What about equity and sharing? Also bullshit, according to concerned mother Jeanette Holt, who threatened to "take action" against New Times if her point of view was presented as racist.

I guess she didn't realize that New Times journalists allow readers to think for themselves. Who, me? Oh yeah! I'll tell readers if I think someone's a racist. But this is an opinion piece! Anyway, she was very worried about being called a racist and also about this new curriculum's ties to equity and the Black Lives Matter movement.

"Equity is not equality. Equality is great. Equity is 'your friend doesn't have what you have, and that's not fair.' You have to share, no mind that you worked for what you got and your friend probably didn't," said Holt, whose parents must not have taught her that sharing is caring or that lots of people have lots of things that they didn't work for.

Generational wealth is a great example. Remember not so long ago when Black people and other folks of color were expressly not allowed to own property?

Concerned parent Christin Brittingham put it this way: "I'm a white human and maybe there were some slaves in my history. But that doesn't mean I have a slave and that I should [feel] bad for it."

OK, but our ancestors' actions impacted everything that led to today.

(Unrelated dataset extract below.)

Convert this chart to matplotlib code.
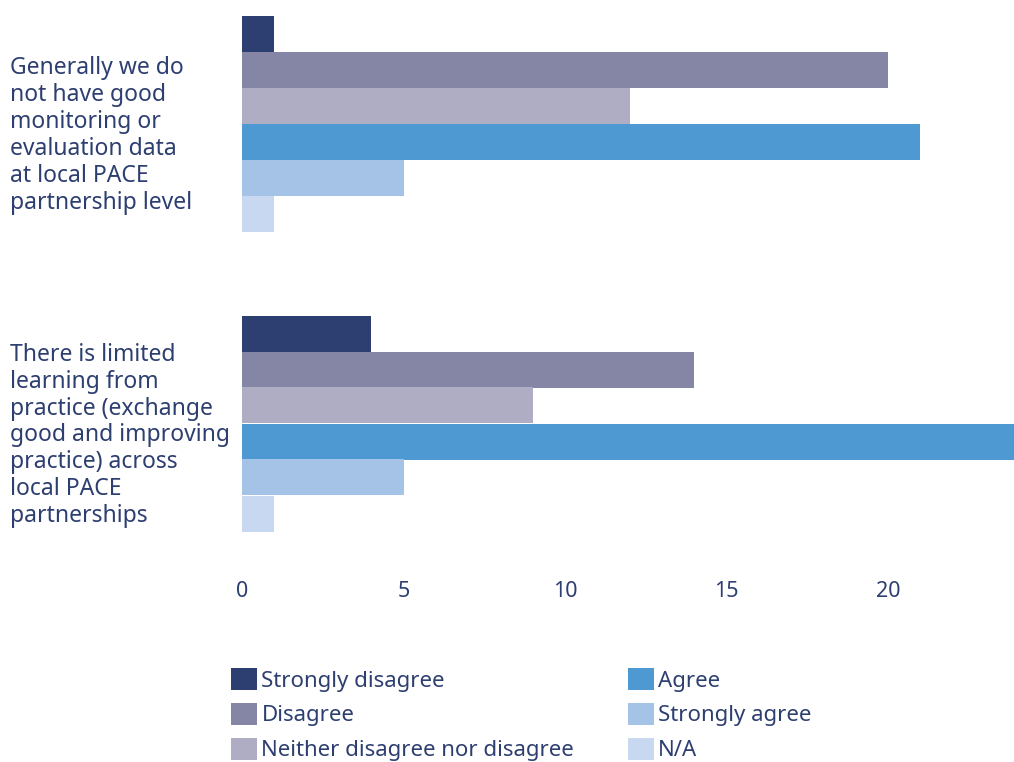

And equity is not equality. Holt got that part right. Equality means that people get the same things. Equity means that people start from the same place in line—you know, rather than someone cutting in front of everyone else who is in line, not allowing others to move forward in the line, or beating/killing others who are moving too fast in the line.

But what does social and emotional learning have to do with any of that?

It's just a hunch! Even though the district said that critical race theory isn't taught.

"There's nothing in writing," Holt said about teachers only being allowed to teach what the district says they can teach.